Part III: Source Code Mining
Chapter 5: Source Code Indexing for Component Reuse
This chapter refers to the challenge of indexing source code and proposes the Code Search Engine AGORA. AGORA is offered as an open source tool. The documentation page of AGORA, which is available here, includes links to all repositories of the tool as well as instructions for installing and using it. In addition, an an online running version can be found here.
The index is populated using the list of the 3000 most starred Java projects of GitHub, cleaned up by removing forked projects and invalid projects (e.g. without java code). The list of projects is available here.
The dataset used for our evaluation in a component reuse scenario, which includes the list of queries that were performed at the service, is available here.
Chapter 6: Mining Source Code for Component Reuse
This chapter includes the design of the Test-Driven Reuse system Mantissa. Mantissa is a system that acceptes queries for class-level software components and further assesses their functionality using tests. An online running version of the tool can be found here.

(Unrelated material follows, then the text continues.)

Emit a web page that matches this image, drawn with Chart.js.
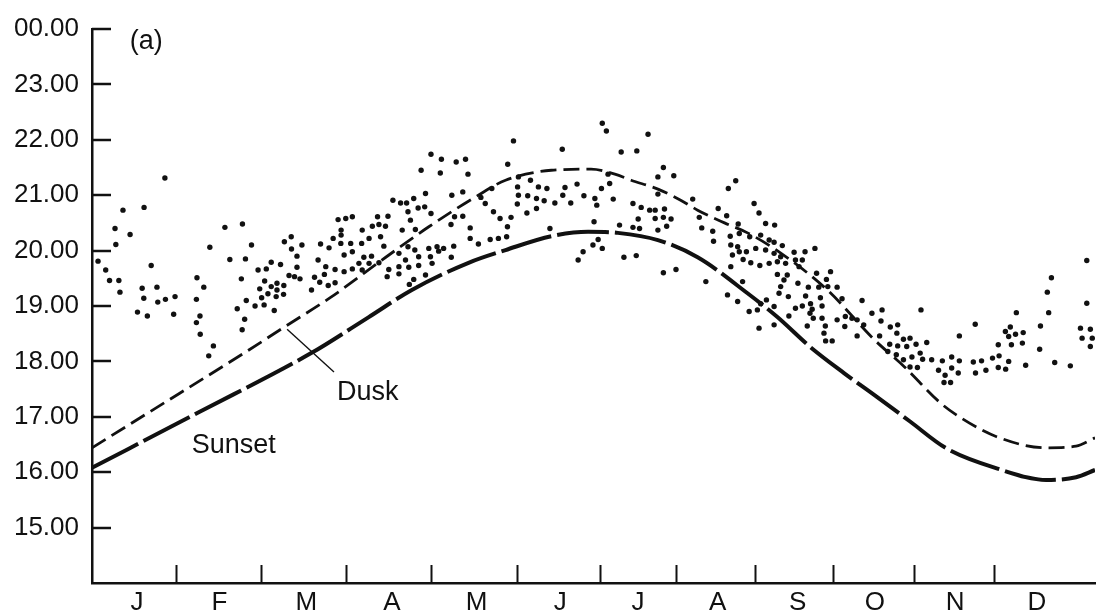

The example search scenario (case study) that is built using Mantissa is available here.
In addition, the three datasets used for evaluating Mantissa against other tools in a component reuse scenario are available here.
Chapter 7: Mining Source Code for API Snippet Reuse
This chapter describes the design of CodeCatch, a system that receives queries in natural language, and recommends useful snippets from multiple online sources. CodeCatch further evaluates the readability of the retrieved snippets as well as their preference/acceptance by the developer community.
An online running version of the tool, which also includes the queries used for evaluation, can be found here.
Furthermore, the list of projects used to create our API calls index can be found here.
Chapter 8: Mining Queries for Snippet Reuse
This chapter describes a methodology for finding solutions in question-answering systems, using the main elements of a question post, including its title, tags, body, and its source code snippets. Our methodology is applied on the official data dump of Stack Overflow as of September 26, 2014, which is available here.